*** Information provided ***

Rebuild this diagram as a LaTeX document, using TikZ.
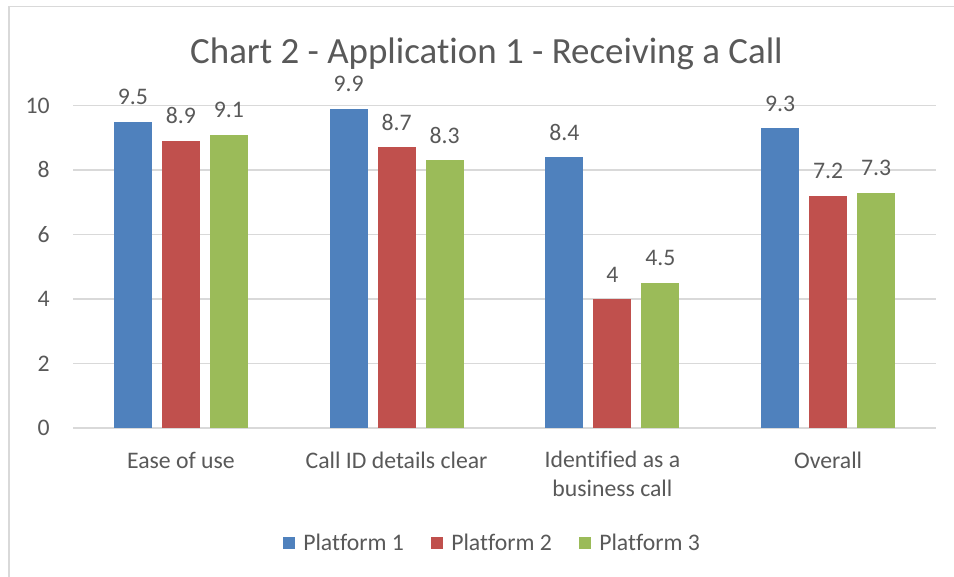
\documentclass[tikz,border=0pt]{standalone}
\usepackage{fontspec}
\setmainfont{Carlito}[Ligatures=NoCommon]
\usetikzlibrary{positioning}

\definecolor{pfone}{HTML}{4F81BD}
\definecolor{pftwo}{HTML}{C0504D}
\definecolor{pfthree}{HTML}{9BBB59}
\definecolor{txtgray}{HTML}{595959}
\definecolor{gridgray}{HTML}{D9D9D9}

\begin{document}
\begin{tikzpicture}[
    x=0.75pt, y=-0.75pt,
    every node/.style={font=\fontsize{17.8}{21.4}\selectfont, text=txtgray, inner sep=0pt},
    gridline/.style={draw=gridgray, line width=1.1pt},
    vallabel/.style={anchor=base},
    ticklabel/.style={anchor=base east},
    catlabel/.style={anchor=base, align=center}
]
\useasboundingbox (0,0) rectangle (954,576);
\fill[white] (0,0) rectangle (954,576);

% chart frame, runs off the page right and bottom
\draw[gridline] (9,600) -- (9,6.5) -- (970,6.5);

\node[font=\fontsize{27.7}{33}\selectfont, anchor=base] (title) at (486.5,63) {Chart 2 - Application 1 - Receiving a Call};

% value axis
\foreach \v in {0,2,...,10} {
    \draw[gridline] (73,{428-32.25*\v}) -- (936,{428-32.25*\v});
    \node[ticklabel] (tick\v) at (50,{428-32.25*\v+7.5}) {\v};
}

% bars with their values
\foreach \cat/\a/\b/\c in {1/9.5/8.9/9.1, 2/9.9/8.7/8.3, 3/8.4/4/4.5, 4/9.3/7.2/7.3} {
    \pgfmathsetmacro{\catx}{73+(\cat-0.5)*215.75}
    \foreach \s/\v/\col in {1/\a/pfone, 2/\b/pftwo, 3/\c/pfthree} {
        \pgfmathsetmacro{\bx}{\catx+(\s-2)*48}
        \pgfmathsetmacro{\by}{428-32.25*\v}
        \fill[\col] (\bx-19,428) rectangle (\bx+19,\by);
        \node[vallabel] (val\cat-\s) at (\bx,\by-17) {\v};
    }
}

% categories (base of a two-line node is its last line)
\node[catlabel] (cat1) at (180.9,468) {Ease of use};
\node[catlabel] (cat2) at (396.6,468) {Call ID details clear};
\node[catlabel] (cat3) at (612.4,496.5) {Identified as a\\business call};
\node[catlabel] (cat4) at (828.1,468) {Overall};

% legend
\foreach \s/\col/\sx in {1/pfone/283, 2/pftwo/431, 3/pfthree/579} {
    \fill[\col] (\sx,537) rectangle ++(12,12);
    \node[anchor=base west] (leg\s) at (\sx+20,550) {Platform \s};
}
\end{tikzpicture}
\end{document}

***

## Goal
Without including any pictures, reproduce the listing exactly.

## Answer
Rebuild this diagram as a LaTeX document, using TikZ.
\documentclass[tikz,border=0pt]{standalone}
\usepackage{fontspec}
\setmainfont{Carlito}[Ligatures=NoCommon]
\usetikzlibrary{positioning}

\definecolor{pfone}{HTML}{4F81BD}
\definecolor{pftwo}{HTML}{C0504D}
\definecolor{pfthree}{HTML}{9BBB59}
\definecolor{txtgray}{HTML}{595959}
\definecolor{gridgray}{HTML}{D9D9D9}

\begin{document}
\begin{tikzpicture}[
    x=0.75pt, y=-0.75pt,
    every node/.style={font=\fontsize{17.8}{21.4}\selectfont, text=txtgray, inner sep=0pt},
    gridline/.style={draw=gridgray, line width=1.1pt},
    vallabel/.style={anchor=base},
    ticklabel/.style={anchor=base east},
    catlabel/.style={anchor=base, align=center}
]
\useasboundingbox (0,0) rectangle (954,576);
\fill[white] (0,0) rectangle (954,576);

% chart frame, runs off the page right and bottom
\draw[gridline] (9,600) -- (9,6.5) -- (970,6.5);

\node[font=\fontsize{27.7}{33}\selectfont, anchor=base] (title) at (486.5,63) {Chart 2 - Application 1 - Receiving a Call};

% value axis
\foreach \v in {0,2,...,10} {
    \draw[gridline] (73,{428-32.25*\v}) -- (936,{428-32.25*\v});
    \node[ticklabel] (tick\v) at (50,{428-32.25*\v+7.5}) {\v};
}

% bars with their values
\foreach \cat/\a/\b/\c in {1/9.5/8.9/9.1, 2/9.9/8.7/8.3, 3/8.4/4/4.5, 4/9.3/7.2/7.3} {
    \pgfmathsetmacro{\catx}{73+(\cat-0.5)*215.75}
    \foreach \s/\v/\col in {1/\a/pfone, 2/\b/pftwo, 3/\c/pfthree} {
        \pgfmathsetmacro{\bx}{\catx+(\s-2)*48}
        \pgfmathsetmacro{\by}{428-32.25*\v}
        \fill[\col] (\bx-19,428) rectangle (\bx+19,\by);
        \node[vallabel] (val\cat-\s) at (\bx,\by-17) {\v};
    }
}

% categories (base of a two-line node is its last line)
\node[catlabel] (cat1) at (180.9,468) {Ease of use};
\node[catlabel] (cat2) at (396.6,468) {Call ID details clear};
\node[catlabel] (cat3) at (612.4,496.5) {Identified as a\\business call};
\node[catlabel] (cat4) at (828.1,468) {Overall};

% legend
\foreach \s/\col/\sx in {1/pfone/283, 2/pftwo/431, 3/pfthree/579} {
    \fill[\col] (\sx,537) rectangle ++(12,12);
    \node[anchor=base west] (leg\s) at (\sx+20,550) {Platform \s};
}
\end{tikzpicture}
\end{document}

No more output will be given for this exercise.